# PROBLEM TO WORK ON
Write out the material exactly. Do not include the pictures.

= = = = =

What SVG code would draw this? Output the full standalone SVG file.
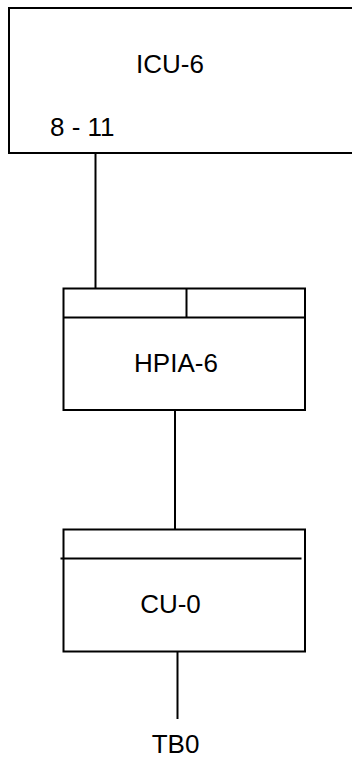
<svg xmlns="http://www.w3.org/2000/svg" width="352" height="760" viewBox="0 0 352 760">
<style>
.box{fill:#fff;stroke:#000;stroke-width:2}
.ln{stroke:#000;stroke-width:2;fill:none}
text{font-family:"Liberation Sans",Arial,sans-serif;font-size:26px;fill:#000}
</style>
<rect width="352" height="760" fill="#fff"/>
<g id="connectors">
<line class="ln" x1="95.5" y1="152" x2="95.5" y2="289"/>
<line class="ln" x1="175" y1="408" x2="175" y2="530"/>
<line class="ln" x1="177.5" y1="650" x2="177.5" y2="719"/>
</g>
<g id="icu6">
<rect class="box" x="9" y="8" width="360" height="145"/>
<text x="170" y="72.5" text-anchor="middle">ICU-6</text>
<text x="50" y="136">8 - 11</text>
</g>
<g id="hpia6">
<rect class="box" x="63.5" y="288.5" width="241.5" height="121.5"/>
<line class="ln" x1="63.5" y1="317.5" x2="305" y2="317.5"/>
<line class="ln" x1="186.5" y1="288.5" x2="186.5" y2="317.5"/>
<text x="176" y="371.5" text-anchor="middle">HPIA-6</text>
</g>
<g id="cu0">
<rect class="box" x="63.5" y="529.5" width="241.5" height="122"/>
<line class="ln" x1="60.5" y1="558.5" x2="301.5" y2="558.5"/>
<text x="170.5" y="612.5" text-anchor="middle">CU-0</text>
</g>
<g id="tb0">
<text x="175.5" y="752.5" text-anchor="middle">TB0</text>
</g>
</svg>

= = = = =

# ANSWER TO THIS EXERCISE
What SVG code would draw this? Output the full standalone SVG file.
<svg xmlns="http://www.w3.org/2000/svg" width="352" height="760" viewBox="0 0 352 760">
<style>
.box{fill:#fff;stroke:#000;stroke-width:2}
.ln{stroke:#000;stroke-width:2;fill:none}
text{font-family:"Liberation Sans",Arial,sans-serif;font-size:26px;fill:#000}
</style>
<rect width="352" height="760" fill="#fff"/>
<g id="connectors">
<line class="ln" x1="95.5" y1="152" x2="95.5" y2="289"/>
<line class="ln" x1="175" y1="408" x2="175" y2="530"/>
<line class="ln" x1="177.5" y1="650" x2="177.5" y2="719"/>
</g>
<g id="icu6">
<rect class="box" x="9" y="8" width="360" height="145"/>
<text x="170" y="72.5" text-anchor="middle">ICU-6</text>
<text x="50" y="136">8 - 11</text>
</g>
<g id="hpia6">
<rect class="box" x="63.5" y="288.5" width="241.5" height="121.5"/>
<line class="ln" x1="63.5" y1="317.5" x2="305" y2="317.5"/>
<line class="ln" x1="186.5" y1="288.5" x2="186.5" y2="317.5"/>
<text x="176" y="371.5" text-anchor="middle">HPIA-6</text>
</g>
<g id="cu0">
<rect class="box" x="63.5" y="529.5" width="241.5" height="122"/>
<line class="ln" x1="60.5" y1="558.5" x2="301.5" y2="558.5"/>
<text x="170.5" y="612.5" text-anchor="middle">CU-0</text>
</g>
<g id="tb0">
<text x="175.5" y="752.5" text-anchor="middle">TB0</text>
</g>
</svg>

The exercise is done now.